*** Data excerpt

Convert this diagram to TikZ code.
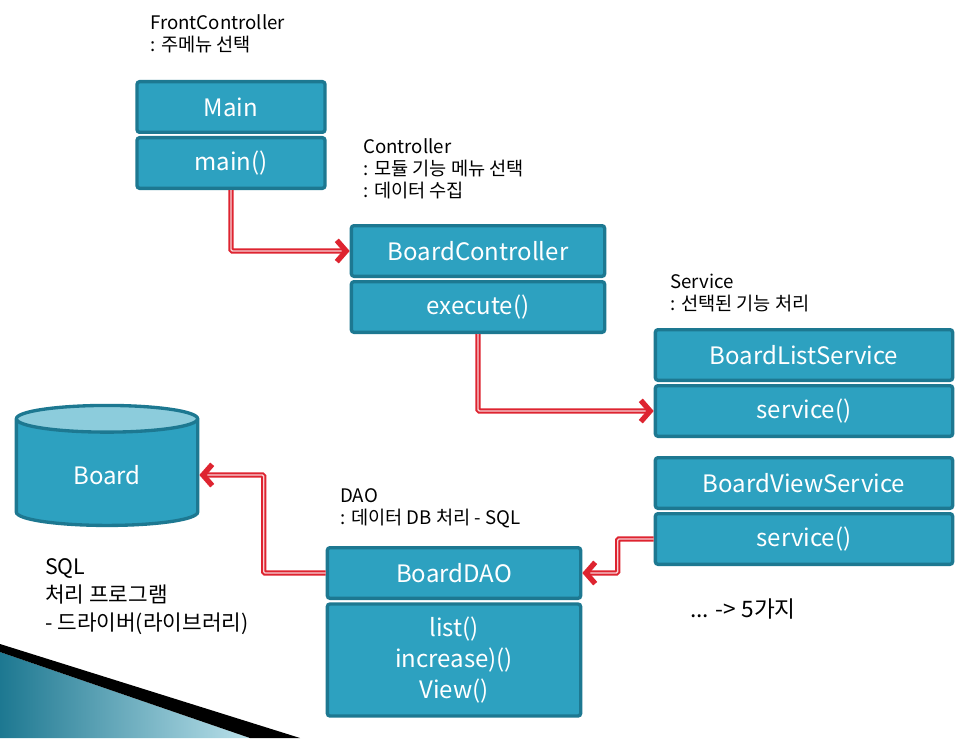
\documentclass[tikz,border=0pt]{standalone}
\usepackage{fontspec}
\setmainfont{Noto Sans CJK KR}
\usetikzlibrary{arrows.meta,positioning,shapes.geometric,calc}
\definecolor{boxfill}{HTML}{2DA1C0}
\definecolor{boxedge}{HTML}{1D7891}
\definecolor{topfill}{HTML}{8CCCDC}
\definecolor{arrowred}{HTML}{DE2430}
\tikzset{
	box/.style = {
			rectangle, rounded corners=2pt,
			fill=boxfill, draw=boxedge, line width=2.5pt,
			text=white, font=\fontsize{18}{24}\selectfont,
			minimum height=38pt, inner sep=0pt, align=center,
		},
	note/.style = {
			anchor=north west, align=left, inner sep=0pt,
			font=\fontsize{14}{16.5}\selectfont,
		},
	call/.style = {
			draw=arrowred, line width=4pt, rounded corners=1pt,
			-{Straight Barb[length=7pt,width=16pt]},
			postaction={draw=white!80!arrowred, line width=1pt, -, shorten >=6pt},
		}
}
\begin{document}
\begin{tikzpicture}[x=0.75pt,y=-0.75pt]
	\useasboundingbox (0,0) rectangle (973,738);
	\fill[white] (0,0) rectangle (973,738);

	% corner band
	\shade[left color=boxedge, right color=topfill!60] (0,652) -- (250,738) -- (0,738) -- cycle;
	\fill[black] (0,644) -- (300,738) -- (250,738) -- (0,652) -- cycle;

	% boxes
	\node[box, minimum width=141pt] (mainT) at (231,107) {Main};
	\node[box, minimum width=141pt] (mainB) at (231,163) {main()};
	\node[box, minimum width=190pt] (ctlT) at (478,251) {BoardController};
	\node[box, minimum width=190pt] (ctlB) at (478,307) {execute()};
	\node[box, minimum width=223pt] (listT) at (804,355) {BoardListService};
	\node[box, minimum width=223pt] (listB) at (804,411) {service()};
	\node[box, minimum width=223pt] (viewT) at (804,483) {BoardViewService};
	\node[box, minimum width=223pt] (viewB) at (804,539) {service()};
	\node[box, minimum width=190pt] (daoT) at (454,573) {BoardDAO};
	\node[box, minimum width=190pt, minimum height=84pt, font=\fontsize{18}{23}\selectfont] (daoB) at (454,660) {list()\\increase)()\\View()};
	\node[cylinder, shape border rotate=90, aspect=0.35, draw=boxedge, line width=2.5pt,
		cylinder uses custom fill, cylinder body fill=boxfill, cylinder end fill=topfill,
		minimum width=136pt, minimum height=90pt, text=white,
		font=\fontsize{18}{24}\selectfont] (board) at (107,475) {Board};

	% notes
	\node[note] (nFront) at (150,14) {FrontController\\: 주메뉴 선택};
	\node[note] (nCtl) at (363,138) {Controller\\: 모듈 기능 메뉴 선택\\: 데이터 수집};
	\node[note] (nSvc) at (670,274) {Service\\: 선택된 기능 처리};
	\node[note] (nDao) at (340,488) {DAO\\: 데이터 DB 처리 - SQL};
	\node[note, font=\fontsize{16}{21}\selectfont] (nSql) at (45,558) {SQL\\처리 프로그램\\- 드라이버(라이브러리)};
	\node[note, font=\fontsize{17}{20}\selectfont] (nMore) at (690,598) {... -> 5가지};

	% calls
	\draw[call] (mainB.south) |- (ctlT.west);
	\draw[call] (ctlB.south) |- (listB.west);
	\draw[call] (viewB.west) -- ++(-36,0) |- (daoT.east);
	\draw[call] (daoT.west) -- ++(-62,0) |- (board.east);
\end{tikzpicture}
\end{document}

******

Every line from the top of the material above through the line with "(0,652) -- cycle;" should be duplicated exactly, please; leave out the pictures.

Convert this diagram to TikZ code.
\documentclass[tikz,border=0pt]{standalone}
\usepackage{fontspec}
\setmainfont{Noto Sans CJK KR}
\usetikzlibrary{arrows.meta,positioning,shapes.geometric,calc}
\definecolor{boxfill}{HTML}{2DA1C0}
\definecolor{boxedge}{HTML}{1D7891}
\definecolor{topfill}{HTML}{8CCCDC}
\definecolor{arrowred}{HTML}{DE2430}
\tikzset{
	box/.style = {
			rectangle, rounded corners=2pt,
			fill=boxfill, draw=boxedge, line width=2.5pt,
			text=white, font=\fontsize{18}{24}\selectfont,
			minimum height=38pt, inner sep=0pt, align=center,
		},
	note/.style = {
			anchor=north west, align=left, inner sep=0pt,
			font=\fontsize{14}{16.5}\selectfont,
		},
	call/.style = {
			draw=arrowred, line width=4pt, rounded corners=1pt,
			-{Straight Barb[length=7pt,width=16pt]},
			postaction={draw=white!80!arrowred, line width=1pt, -, shorten >=6pt},
		}
}
\begin{document}
\begin{tikzpicture}[x=0.75pt,y=-0.75pt]
	\useasboundingbox (0,0) rectangle (973,738);
	\fill[white] (0,0) rectangle (973,738);

	% corner band
	\shade[left color=boxedge, right color=topfill!60] (0,652) -- (250,738) -- (0,738) -- cycle;
	\fill[black] (0,644) -- (300,738) -- (250,738) -- (0,652) -- cycle;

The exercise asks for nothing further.